A different life... Every Swede is responsible for about seven tons of greenhouse gas emissions every year.  

  • Akiko Frid in Osby lives a different life from most of us: Instead of producing seven tons of greenhouse gas emissions a year, she has managed to cut it down to one or two through some radical changes. Photo: Stefan Lindblom, Helsingborgs-Bild
  • Every Swede is responsible for about seven tons of greenhouse gas emissions every year. To reach a sustainable level of one to two tons instead, radical changes are needed.
    Akiko Frid in Osby in Skåne is one of the very few who have succeeded in doing just that. It’s been a cold winter in Skåne, but Frid isn’t complaining, even though it’s quite cold inside her house.

  • “I wear a scarf, long johns and three pair of socks. You have to be prepared to wear more and to choose materials that keep you warm,” she says. For the earth’s resources to last and the climate changes to be halted, we need to change. Almost all of us in the western world need to commit to radical changes. Frid has managed to get her greenhouse gas emissions down to below one ton a year. “It’s not difficult to live like this,” she explains. Because I’ve done it for so long now, it’s natural for me. If I want to buy something, I first think about how it was produced. It’s all about how we treat each other, the animals and the environment. We have one earth together. I am happy to live the way I live.” Frid is 47 years old; she shares a house in Osby with a friend and four cats. Their house is heated by a wood boiler and wood stove in the kitchen. She walks, bikes or uses the kicksled in Osby, and for longer trips she takes the train. She lights candles, shops second hand, and has neither fridge nor freezer in her kitchen.

  • “During the wintertime you can have food in a metal box outside. I have a cellar, but most of the food can be kept inside, even in summertime. I eat a lot of vegetables and shop for groceries often.” Frid’s interest in environmental issues began in the 1990s when she moved from Japan where she worked at a modeling agency, to Sweden for a job with Greenpeace. Now she’s about to start her own business working with eco-tourism and events connected to environmental issues. But she feels people should change their lifestyles because they themselves want to, not to follow politicians or experts.

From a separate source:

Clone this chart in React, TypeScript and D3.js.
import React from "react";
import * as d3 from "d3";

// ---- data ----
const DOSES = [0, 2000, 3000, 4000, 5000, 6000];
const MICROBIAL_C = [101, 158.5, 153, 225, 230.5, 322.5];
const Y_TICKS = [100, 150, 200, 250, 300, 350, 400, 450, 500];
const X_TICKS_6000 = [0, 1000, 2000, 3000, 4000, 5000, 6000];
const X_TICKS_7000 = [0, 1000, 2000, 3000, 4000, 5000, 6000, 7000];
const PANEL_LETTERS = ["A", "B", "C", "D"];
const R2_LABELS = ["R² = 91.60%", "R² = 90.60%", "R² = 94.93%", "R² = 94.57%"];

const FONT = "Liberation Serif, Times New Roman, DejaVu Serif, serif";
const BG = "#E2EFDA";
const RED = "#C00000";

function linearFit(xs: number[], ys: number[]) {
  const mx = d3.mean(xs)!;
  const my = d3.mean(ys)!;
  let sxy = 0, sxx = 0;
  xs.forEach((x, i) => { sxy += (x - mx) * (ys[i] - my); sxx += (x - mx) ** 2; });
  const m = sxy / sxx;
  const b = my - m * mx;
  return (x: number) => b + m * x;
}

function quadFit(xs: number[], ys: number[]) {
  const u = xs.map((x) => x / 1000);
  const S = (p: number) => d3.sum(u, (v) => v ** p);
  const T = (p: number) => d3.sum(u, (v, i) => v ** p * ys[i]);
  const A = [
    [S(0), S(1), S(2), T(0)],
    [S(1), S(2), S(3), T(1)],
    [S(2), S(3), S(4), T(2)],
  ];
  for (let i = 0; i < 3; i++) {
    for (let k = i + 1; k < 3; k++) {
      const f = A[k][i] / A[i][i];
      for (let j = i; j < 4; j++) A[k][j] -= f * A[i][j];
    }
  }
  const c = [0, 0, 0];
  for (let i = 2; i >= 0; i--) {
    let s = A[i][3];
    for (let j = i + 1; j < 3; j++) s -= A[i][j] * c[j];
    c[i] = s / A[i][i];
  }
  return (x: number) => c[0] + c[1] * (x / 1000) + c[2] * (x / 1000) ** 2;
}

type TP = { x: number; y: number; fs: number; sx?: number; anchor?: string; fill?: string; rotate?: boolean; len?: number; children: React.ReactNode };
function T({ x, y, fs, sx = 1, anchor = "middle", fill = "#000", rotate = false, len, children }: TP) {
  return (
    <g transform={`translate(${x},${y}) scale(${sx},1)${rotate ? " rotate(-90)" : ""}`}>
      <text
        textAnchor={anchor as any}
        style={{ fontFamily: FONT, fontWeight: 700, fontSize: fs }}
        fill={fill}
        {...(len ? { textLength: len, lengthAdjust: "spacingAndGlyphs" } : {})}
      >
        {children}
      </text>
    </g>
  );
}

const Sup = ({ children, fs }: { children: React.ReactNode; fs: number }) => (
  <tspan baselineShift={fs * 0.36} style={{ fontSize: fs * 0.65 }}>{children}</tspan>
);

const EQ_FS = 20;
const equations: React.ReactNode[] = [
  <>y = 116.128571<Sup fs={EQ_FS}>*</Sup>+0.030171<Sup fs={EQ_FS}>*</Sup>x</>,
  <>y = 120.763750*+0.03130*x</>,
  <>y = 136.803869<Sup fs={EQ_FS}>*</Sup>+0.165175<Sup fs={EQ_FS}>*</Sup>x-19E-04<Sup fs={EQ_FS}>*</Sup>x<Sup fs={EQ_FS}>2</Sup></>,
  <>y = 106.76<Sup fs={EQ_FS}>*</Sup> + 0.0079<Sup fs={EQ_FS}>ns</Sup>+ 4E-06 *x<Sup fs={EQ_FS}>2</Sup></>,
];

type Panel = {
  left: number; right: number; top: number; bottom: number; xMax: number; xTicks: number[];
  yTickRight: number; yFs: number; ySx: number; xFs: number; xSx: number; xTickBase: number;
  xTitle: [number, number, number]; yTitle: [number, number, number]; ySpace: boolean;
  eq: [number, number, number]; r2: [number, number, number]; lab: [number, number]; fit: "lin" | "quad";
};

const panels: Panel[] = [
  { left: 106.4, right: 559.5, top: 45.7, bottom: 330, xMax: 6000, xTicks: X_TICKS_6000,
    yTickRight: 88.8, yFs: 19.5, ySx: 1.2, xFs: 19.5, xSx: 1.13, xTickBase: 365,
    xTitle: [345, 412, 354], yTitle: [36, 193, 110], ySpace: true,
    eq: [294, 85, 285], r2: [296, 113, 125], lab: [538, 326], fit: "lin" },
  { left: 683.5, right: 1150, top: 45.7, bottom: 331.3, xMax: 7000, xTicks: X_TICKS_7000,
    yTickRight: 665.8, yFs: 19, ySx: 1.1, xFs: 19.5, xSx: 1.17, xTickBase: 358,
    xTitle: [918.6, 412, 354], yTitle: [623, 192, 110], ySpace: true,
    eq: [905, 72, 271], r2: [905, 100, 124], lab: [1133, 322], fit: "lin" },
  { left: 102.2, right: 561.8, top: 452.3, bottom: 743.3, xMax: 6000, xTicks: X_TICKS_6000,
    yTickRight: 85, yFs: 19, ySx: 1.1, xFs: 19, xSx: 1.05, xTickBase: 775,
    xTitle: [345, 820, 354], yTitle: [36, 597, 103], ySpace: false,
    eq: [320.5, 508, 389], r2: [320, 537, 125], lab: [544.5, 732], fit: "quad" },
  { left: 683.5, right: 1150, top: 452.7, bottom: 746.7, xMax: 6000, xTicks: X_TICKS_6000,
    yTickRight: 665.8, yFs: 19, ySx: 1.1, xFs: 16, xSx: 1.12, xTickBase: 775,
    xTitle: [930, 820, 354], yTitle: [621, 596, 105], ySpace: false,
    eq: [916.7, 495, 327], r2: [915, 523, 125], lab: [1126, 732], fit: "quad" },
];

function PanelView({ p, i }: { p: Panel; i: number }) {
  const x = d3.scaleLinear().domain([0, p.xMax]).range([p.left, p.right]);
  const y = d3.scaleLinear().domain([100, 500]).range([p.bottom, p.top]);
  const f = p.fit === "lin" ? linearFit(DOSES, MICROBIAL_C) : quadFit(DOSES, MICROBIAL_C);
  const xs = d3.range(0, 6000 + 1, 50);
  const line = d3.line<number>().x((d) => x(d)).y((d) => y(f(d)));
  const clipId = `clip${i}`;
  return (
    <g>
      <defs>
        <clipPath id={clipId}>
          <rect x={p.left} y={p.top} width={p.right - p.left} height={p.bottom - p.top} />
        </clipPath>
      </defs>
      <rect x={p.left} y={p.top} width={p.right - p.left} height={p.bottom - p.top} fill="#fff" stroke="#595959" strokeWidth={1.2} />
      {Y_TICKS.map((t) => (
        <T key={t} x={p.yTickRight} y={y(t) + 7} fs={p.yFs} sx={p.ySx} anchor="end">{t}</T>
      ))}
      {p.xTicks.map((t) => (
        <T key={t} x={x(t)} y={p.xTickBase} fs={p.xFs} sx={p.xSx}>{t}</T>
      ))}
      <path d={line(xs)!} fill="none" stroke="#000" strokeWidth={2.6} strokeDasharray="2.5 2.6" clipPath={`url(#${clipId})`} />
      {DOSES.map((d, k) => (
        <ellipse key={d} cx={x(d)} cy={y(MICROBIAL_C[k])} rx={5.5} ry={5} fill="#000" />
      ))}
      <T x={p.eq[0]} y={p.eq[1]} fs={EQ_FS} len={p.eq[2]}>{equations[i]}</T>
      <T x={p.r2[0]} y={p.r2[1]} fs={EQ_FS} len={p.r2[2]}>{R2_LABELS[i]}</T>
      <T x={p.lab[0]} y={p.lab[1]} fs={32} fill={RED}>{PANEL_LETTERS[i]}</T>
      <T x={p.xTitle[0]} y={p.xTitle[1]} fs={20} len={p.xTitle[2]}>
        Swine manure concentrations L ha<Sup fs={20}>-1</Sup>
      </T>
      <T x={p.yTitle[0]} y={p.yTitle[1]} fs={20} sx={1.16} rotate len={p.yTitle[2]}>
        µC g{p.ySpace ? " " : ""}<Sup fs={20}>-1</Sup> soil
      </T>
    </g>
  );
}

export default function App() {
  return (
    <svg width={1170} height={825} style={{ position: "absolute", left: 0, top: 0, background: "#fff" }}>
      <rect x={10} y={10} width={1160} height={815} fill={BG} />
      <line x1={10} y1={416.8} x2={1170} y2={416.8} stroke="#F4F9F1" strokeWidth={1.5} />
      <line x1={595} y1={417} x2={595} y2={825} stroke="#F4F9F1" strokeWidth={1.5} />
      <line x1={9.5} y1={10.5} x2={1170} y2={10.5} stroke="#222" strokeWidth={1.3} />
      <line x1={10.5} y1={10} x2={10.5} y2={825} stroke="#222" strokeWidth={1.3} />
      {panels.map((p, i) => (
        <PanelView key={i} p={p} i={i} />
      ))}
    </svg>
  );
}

  • “First of all you have to create a vision for what kind of responsibility you want to take for the climate and the environment,” she explains. “Then you can follow that vision. It doesn’t have to be perfect. I am not perfect.” Frid just came back from a visit to Japan, where she met business contacts as well as family and friends. Counting this trip means she won’t make her goal of one ton of emissions this year. “But I don’t travel every year. I would have liked to travel there using the Trans-Siberian Railway, but that would have taken me 20 days. I couldn’t do that, unfortunately.”